From 2026, once the CBAM is fully implemented, importers in the EU would have to buy carbon certificates corresponding to the payable carbon price of the import had the product been produced in the continent, under its carbon pricing rules. Conversely, if a non-EU producer is paying a price (or tax) for carbon used to produce the imported goods, back home or in some other country, the corresponding cost would be deducted for the EU importer. The Commission, in coordination with relevant authorities of the member states, would be responsible for reviewing and verifying declarations as well as managing the central platform for the sale of CBAM certificates. Importers would have to annually declare by May-end the quantity and embedded emissions in the goods imported into the region in the preceding year.

The idea here is to avert the possibility of carbon leakage alongside encouraging producers in non-EU countries to green their manufacturing processes. Moreover, it will ensure a level playing field between imports and EU products. This would also form part of the continent’s broader European Green Deal which endeavours to achieve 55% reduction in carbon emissions compared to 1990 levels by 2030 and become a climate neutral continent by 2050.

Didn’t the EU already have a mechanism in place?

Yes. The gradual introduction of the CBAM would be in parallel with the phasing out of the allocation of free allowances given out under the EU Emissions Trading System (ETS), which was also aimed at supporting the decarbonisation of the region’s industries.

The ETS had set a cap on the amount of greenhouse gas emissions that can be released from industrial installations in certain sectors. Allowances were to be bought on the open decentralised ETS trading market; however, certain allowances were given out for free to prevent carbon leakage. Though effective in addressing the issue of leakage, the EU concluded it dampened the incentive to invest in greener production at home and abroad. This was because of the tendency to rely on free allowances to meet operational requirements and obligations. Thus, the idea to have an import-based tariff instead.

Why are countries worried?

CBAM would initially apply to imports of certain goods and selected precursors, whose production is carbon-intensive and are at risk of ‘leakage’ such as the cement, iron and steel, aluminium, fertilizers, electricity and hydrogen sectors.
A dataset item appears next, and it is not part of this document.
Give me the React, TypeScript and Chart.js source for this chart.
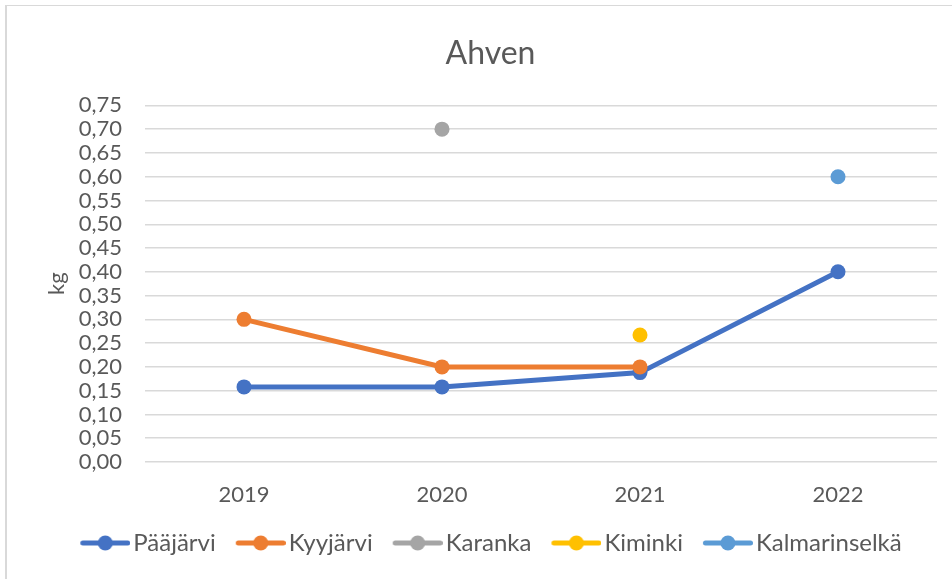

Eventually, once fully phased in, it would capture more than half of the emissions in ETS covered sectors.

In 2021, the United Nations Conference on Trade and Development (UNCTAD) had concluded that Russia, China and Turkey were most exposed to the mechanism. Considering the level of exports to the union in these sectors, it stated India, Brazil and South Africa would be most affected among the developing countries. Mozambique would be the most exposed least-developing country. Important to note, countries in the EU combined represent about 14% of India’s export mix for all products, steel and aluminium included.

Mannat Jaspal, Associate Fellow at the Observer Research Foundation (ORF) notes that India’s exports in the five segments represented less than 2% of the total exports to the EU between 2019 and 2021. However, according to Ms. Jaspal, while the impact of the regulation may appear limiting, its long-term effects can be severe for multiple factors. First, EU being India’s third largest trade partner and given the latter’s projected growth trajectories, the size of exports (including in the CBAM sectors) will invariably rise. Secondly, CBAM’s scope would expand beyond its current ambit to include other sectors as well. “Given India’s products have a higher carbon intensity than its European counterparts, the carbon tariffs imposed will be proportionally higher making Indian exports substantially uncompetitive,” she told The Hindu. And finally, international climate policies (including CBAM) will compel other countries to impose similar regulation eventually translating to “a significant impact” on India’s trading relationships and balance of payments.

It was informed, earlier this month. in a joint statement during the inaugural EU-India Trade and Technology Council, that “the two sides have also agreed to intensify their engagement on carbon border measures.” Commerce Minister Piyush Goyal also mentioned that the two sides “remain engaged” and are discussing the issue.